I used to go to Target specifically to buy the Caribou Mahogany Midnight. To my knowledge, Target is the only store within a driving radius that carries this brand.

And then you brought forth the Godiva.

It was pure bliss in a cup. A simple decadent moment in my otherwise harried day. No fancy titles. No fancy flavors. Simple. Godiva. Or Godiva decaf. On sale on the checkout endcap of aisle 9 for $6.99 a pound. And I thought to myself, $6.99 is a fair deal, but what is the regular price? Oh! Sweet mercy! $7.99! That I can do.

Life is too short to drink cheap coffee. Unless you drink a gallon a day, at which point, I say "drink up."

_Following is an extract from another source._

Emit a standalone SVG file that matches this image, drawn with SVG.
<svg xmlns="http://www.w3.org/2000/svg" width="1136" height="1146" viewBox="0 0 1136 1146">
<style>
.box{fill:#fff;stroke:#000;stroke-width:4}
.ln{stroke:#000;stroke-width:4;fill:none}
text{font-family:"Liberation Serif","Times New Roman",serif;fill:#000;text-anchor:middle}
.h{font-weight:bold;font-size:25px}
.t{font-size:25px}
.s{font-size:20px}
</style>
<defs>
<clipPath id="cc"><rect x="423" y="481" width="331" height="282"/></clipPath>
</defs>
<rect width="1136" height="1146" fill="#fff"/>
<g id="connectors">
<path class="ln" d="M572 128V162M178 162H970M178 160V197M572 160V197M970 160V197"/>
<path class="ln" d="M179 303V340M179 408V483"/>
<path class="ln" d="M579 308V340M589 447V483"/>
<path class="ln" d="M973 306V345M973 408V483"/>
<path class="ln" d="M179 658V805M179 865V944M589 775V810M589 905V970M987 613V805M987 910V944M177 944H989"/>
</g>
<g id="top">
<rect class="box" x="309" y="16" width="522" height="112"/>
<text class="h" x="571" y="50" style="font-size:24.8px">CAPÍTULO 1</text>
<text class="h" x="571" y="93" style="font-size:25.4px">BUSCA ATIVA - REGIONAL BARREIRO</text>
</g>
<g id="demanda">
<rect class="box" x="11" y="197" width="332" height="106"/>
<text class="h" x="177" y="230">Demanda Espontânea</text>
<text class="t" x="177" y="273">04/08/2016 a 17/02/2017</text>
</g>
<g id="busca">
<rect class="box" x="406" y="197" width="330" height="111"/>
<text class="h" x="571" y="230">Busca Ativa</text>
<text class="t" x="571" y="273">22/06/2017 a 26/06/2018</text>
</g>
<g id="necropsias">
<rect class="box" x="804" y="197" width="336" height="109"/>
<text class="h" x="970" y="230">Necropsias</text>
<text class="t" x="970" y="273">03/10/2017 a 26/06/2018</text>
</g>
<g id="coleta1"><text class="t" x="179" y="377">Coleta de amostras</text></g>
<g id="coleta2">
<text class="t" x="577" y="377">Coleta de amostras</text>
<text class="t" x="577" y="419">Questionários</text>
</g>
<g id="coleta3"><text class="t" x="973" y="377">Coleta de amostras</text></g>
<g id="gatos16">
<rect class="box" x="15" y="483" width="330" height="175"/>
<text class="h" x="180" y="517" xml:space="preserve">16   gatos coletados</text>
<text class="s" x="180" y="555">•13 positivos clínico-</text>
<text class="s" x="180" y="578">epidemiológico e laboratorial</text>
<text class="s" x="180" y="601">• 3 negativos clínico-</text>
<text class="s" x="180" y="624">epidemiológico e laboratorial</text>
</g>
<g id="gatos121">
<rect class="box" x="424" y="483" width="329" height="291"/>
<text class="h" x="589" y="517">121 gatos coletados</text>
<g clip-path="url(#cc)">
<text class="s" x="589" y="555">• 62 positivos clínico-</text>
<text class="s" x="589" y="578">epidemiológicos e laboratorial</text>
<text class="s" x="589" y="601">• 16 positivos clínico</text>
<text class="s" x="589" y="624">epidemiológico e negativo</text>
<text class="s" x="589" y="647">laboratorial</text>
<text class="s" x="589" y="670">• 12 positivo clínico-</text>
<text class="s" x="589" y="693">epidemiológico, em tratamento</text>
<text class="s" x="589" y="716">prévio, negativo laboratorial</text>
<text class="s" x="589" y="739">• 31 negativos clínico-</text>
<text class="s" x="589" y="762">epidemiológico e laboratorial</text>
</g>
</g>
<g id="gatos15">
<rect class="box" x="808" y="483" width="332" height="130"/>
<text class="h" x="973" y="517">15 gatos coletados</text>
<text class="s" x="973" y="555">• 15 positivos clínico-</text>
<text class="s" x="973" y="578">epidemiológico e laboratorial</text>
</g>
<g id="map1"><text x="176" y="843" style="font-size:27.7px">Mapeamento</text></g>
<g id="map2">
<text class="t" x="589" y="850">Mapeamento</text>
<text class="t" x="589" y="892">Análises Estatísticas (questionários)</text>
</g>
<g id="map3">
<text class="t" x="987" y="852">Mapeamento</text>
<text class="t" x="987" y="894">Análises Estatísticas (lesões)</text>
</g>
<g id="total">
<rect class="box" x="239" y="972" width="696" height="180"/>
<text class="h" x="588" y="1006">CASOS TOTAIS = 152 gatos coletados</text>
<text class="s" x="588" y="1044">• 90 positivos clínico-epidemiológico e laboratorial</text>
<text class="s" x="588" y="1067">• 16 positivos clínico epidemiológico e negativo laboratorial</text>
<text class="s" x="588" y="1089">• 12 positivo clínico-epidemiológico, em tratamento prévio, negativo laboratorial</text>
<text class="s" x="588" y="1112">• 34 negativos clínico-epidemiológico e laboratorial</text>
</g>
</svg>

I grabbed a bag to try, not knowing it would be my last opportunity. Had I known, I would have purchased the entire endcap and bought another deep freeze in which to store it.

Surely I can not be the only one, mister corporate buyer for Super Target. Surely not.

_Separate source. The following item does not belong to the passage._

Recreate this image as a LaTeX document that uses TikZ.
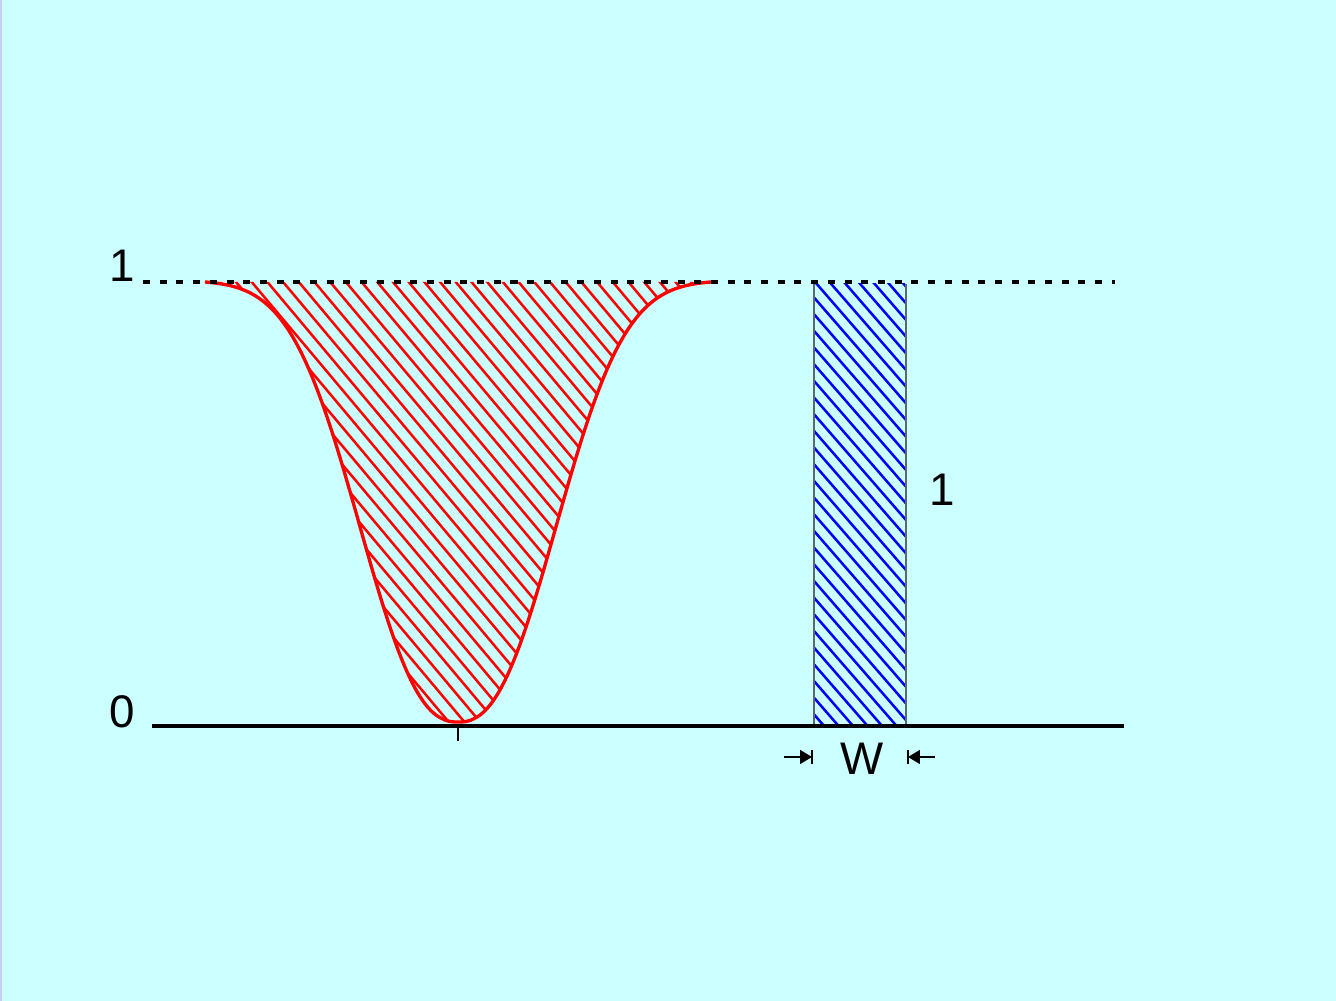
\documentclass[tikz,border=0pt]{standalone}
\usepackage{fontspec}
\setmainfont{Liberation Sans}
\usetikzlibrary{arrows.meta}
\definecolor{bg}{HTML}{CCFFFF}
\definecolor{edge}{HTML}{C8CCFF}
\definecolor{boxgray}{HTML}{5A6A6A}
\begin{document}
\begin{tikzpicture}[x=0.01cm,y=-0.01cm,
  lbl/.style={font=\fontsize{13}{15}\selectfont, inner sep=0pt},
  redhatch/.style={red, line width=0.72pt},
  bluehatch/.style={blue, line width=0.72pt},
  curve/.style={red, line width=0.95pt},
  level/.style={black, line width=1.05pt, dash pattern=on 2pt off 2.75pt},
  axis/.style={black, line width=0.95pt},
  dimarrow/.style={line width=0.65pt, -{Triangle[length=3.4pt,width=3.9pt]}},
  dimbar/.style={line width=0.65pt}]
\fill[bg] (0,0) rectangle (1336,1001);
\fill[edge] (0,0) rectangle (2,1001);
\useasboundingbox (0,0) rectangle (1336,1001);
% red hatched dip
\def\dip{plot[domain=-2.53:2.53, samples=161, smooth] ({458+100*\x},{282+440*(exp(-pow(abs(\x)/1.225+0.0001,2.41))-0.0032)/(1-0.0032)})}
\begin{scope}
  \clip \dip -- cycle;
  \foreach \k in {-13,...,30} {
    \draw[redhatch] ({250+15.7*\k},280) -- ++(400,476);
  }
\end{scope}
\draw[curve] \dip;
% blue hatched rectangle
\begin{scope}
  \clip (814,284) rectangle (906,724);
  \foreach \k in {-28,...,7} {
    \draw[bluehatch] ({815+14.5*\k},282) -- ++(400,460);
  }
\end{scope}
\draw[boxgray, line width=0.5pt] (814,724) -- (814,284) (906,284) -- (906,724);
% level lines
\coordinate (dl) at (143,282);
\coordinate (dr) at (1115,282);
\draw[level] (dl) -- (dr);
\coordinate (al) at (152,726);
\coordinate (ar) at (1124,726);
\draw[axis] (al) -- (ar);
\coordinate (tk0) at (458,726);
\coordinate (tk1) at (458,741);
\draw[black, line width=0.35pt] (tk0) -- (tk1);
% labels
\node[lbl] (one) at (122,266) {1};
\node[lbl] (zero) at (122,712) {0};
\node[lbl] (hone) at (942,490) {1};
\node[lbl] (w) at (862,759) {W};
% width arrows
\coordinate (wla) at (784,757);
\coordinate (wlb) at (812,757);
\coordinate (wra) at (935,757);
\coordinate (wrb) at (908,757);
\draw[dimarrow] (wla) -- (wlb);
\draw[dimbar] ([yshift=-2.1pt]wlb) -- ([yshift=2.1pt]wlb);
\draw[dimarrow] (wra) -- (wrb);
\draw[dimbar] ([yshift=-2.1pt]wrb) -- ([yshift=2.1pt]wrb);
\end{tikzpicture}
\end{document}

Bring it back. Feed my addiction. After all, you are the one who caused the addiction. (Aren't you a good little pusher?) Isn't that what dealers do? Create a need and fulfill that need? You are dropping the ball and it is a grave disappointment.

Unfortunately I cannot even threaten to move my buying power to the Walmart across the street because if Target doesn't carry Godiva, what on earth would make Walmart do so? But I may check. And while I'm there, I might just buy something else.

See how threatening I am, Mister Corporate Buyer for Target?

I have no leverage, but I would appreciate your cooperation in this matter.

Otherwise, I may just have to buy the $15 a pound coffee from Kauai Coffee Company. Don't make me stoop to this snobbery. Just feed my addiction.

That's all I ask.

Thank you, and good day.

Tuesday, November 02, 2010


In response to me when I said, "You are so indescribably cute," Charming said, "Yeah, that's right."

And, of course, on Saturday, when I was irritably driving through road construction and calling some very rude drivers Jerk....Charming piped up from the backseat "IDIOT!"

Now he thinks it's a joke. I don't know how to put a stop to it. It's hard when I'm laughing so hard.